STATED TASK. In exact form, please repeat the records from their opening line down to the line with "(c1) at (307,30)", including that line.

SOURCE DATA.
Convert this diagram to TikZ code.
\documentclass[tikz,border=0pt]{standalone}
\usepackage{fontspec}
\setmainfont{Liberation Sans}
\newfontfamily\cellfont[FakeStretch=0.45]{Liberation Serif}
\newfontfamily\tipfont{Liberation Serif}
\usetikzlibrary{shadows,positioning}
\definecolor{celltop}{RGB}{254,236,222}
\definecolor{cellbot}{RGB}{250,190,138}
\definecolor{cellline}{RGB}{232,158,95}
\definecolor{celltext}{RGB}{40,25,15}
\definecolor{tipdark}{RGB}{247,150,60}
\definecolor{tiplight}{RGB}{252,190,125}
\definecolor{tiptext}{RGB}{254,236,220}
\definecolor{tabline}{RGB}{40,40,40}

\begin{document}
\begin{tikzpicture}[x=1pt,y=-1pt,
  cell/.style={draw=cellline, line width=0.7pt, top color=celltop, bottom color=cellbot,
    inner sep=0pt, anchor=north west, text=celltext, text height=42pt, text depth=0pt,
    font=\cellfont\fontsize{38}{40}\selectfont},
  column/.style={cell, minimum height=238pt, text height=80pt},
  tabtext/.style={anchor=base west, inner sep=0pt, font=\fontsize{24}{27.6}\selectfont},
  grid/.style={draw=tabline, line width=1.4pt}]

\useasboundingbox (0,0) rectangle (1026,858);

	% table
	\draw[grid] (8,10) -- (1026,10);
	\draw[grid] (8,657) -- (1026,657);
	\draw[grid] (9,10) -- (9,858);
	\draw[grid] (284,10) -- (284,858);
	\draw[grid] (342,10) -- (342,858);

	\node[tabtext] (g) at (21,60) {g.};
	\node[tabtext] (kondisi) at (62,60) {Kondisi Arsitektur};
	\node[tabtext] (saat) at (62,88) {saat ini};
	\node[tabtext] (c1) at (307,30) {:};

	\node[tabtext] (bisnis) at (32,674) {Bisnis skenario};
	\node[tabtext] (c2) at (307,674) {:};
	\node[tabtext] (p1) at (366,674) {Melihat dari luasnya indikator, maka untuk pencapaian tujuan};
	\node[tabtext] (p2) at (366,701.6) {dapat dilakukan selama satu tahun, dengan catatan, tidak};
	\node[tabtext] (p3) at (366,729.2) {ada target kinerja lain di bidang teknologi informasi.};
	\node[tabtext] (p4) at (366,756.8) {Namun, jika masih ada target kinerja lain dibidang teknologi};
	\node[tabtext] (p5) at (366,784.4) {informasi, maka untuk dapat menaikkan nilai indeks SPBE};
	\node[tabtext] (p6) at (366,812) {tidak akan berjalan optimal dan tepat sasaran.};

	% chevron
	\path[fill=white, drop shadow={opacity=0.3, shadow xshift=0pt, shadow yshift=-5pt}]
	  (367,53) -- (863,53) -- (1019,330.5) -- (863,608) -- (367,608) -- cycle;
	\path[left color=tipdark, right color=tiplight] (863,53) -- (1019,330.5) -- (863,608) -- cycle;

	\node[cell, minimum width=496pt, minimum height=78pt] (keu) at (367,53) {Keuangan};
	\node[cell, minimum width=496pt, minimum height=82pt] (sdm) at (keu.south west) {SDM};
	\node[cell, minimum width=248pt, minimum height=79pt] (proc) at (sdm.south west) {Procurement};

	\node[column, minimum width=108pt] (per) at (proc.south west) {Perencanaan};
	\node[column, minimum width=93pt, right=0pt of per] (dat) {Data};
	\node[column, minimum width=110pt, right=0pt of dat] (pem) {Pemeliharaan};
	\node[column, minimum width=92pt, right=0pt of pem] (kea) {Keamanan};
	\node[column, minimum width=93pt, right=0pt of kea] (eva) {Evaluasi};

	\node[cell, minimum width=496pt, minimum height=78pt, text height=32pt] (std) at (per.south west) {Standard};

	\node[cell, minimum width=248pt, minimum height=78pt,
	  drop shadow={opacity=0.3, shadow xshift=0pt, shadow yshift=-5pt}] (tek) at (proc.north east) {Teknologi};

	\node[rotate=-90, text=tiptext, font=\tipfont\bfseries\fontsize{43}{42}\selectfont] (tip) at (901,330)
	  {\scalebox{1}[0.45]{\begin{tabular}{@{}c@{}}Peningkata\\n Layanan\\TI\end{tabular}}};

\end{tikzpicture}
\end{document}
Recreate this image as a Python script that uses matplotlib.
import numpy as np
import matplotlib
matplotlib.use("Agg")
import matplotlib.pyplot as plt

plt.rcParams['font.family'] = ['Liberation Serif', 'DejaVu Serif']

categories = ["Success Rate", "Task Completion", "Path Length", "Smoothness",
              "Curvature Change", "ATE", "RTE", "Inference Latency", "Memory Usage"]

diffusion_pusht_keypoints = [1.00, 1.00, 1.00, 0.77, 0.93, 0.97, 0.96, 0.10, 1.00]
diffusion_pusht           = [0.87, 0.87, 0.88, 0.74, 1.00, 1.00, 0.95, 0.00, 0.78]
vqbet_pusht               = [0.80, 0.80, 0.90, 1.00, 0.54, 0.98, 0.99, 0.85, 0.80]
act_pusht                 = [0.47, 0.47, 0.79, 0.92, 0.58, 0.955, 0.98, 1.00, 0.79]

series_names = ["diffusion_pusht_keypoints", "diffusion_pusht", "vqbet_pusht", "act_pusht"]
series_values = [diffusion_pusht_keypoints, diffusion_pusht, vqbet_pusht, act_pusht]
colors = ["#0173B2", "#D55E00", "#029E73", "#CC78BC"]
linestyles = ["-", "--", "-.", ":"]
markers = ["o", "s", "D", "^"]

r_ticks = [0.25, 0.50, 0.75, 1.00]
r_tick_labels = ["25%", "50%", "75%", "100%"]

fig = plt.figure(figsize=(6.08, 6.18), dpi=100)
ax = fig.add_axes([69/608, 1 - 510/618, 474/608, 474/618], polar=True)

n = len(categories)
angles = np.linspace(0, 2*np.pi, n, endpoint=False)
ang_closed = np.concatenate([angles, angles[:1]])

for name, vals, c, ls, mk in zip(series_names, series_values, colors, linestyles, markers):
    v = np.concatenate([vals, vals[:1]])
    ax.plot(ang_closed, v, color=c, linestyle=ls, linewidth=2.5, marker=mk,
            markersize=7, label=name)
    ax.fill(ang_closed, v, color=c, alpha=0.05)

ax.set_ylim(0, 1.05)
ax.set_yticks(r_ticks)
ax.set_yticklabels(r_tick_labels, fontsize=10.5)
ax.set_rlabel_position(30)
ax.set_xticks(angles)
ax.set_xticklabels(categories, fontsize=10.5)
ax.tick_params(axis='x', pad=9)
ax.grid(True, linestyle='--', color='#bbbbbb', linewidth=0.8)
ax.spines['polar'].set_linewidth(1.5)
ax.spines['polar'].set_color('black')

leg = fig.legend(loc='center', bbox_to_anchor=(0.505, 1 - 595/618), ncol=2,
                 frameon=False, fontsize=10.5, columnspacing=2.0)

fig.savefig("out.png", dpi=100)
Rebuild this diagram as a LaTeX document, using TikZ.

RESPONSE FOR THIS EXERCISE.
Convert this diagram to TikZ code.
\documentclass[tikz,border=0pt]{standalone}
\usepackage{fontspec}
\setmainfont{Liberation Sans}
\newfontfamily\cellfont[FakeStretch=0.45]{Liberation Serif}
\newfontfamily\tipfont{Liberation Serif}
\usetikzlibrary{shadows,positioning}
\definecolor{celltop}{RGB}{254,236,222}
\definecolor{cellbot}{RGB}{250,190,138}
\definecolor{cellline}{RGB}{232,158,95}
\definecolor{celltext}{RGB}{40,25,15}
\definecolor{tipdark}{RGB}{247,150,60}
\definecolor{tiplight}{RGB}{252,190,125}
\definecolor{tiptext}{RGB}{254,236,220}
\definecolor{tabline}{RGB}{40,40,40}

\begin{document}
\begin{tikzpicture}[x=1pt,y=-1pt,
  cell/.style={draw=cellline, line width=0.7pt, top color=celltop, bottom color=cellbot,
    inner sep=0pt, anchor=north west, text=celltext, text height=42pt, text depth=0pt,
    font=\cellfont\fontsize{38}{40}\selectfont},
  column/.style={cell, minimum height=238pt, text height=80pt},
  tabtext/.style={anchor=base west, inner sep=0pt, font=\fontsize{24}{27.6}\selectfont},
  grid/.style={draw=tabline, line width=1.4pt}]

\useasboundingbox (0,0) rectangle (1026,858);

	% table
	\draw[grid] (8,10) -- (1026,10);
	\draw[grid] (8,657) -- (1026,657);
	\draw[grid] (9,10) -- (9,858);
	\draw[grid] (284,10) -- (284,858);
	\draw[grid] (342,10) -- (342,858);

	\node[tabtext] (g) at (21,60) {g.};
	\node[tabtext] (kondisi) at (62,60) {Kondisi Arsitektur};
	\node[tabtext] (saat) at (62,88) {saat ini};
	\node[tabtext] (c1) at (307,30) {:};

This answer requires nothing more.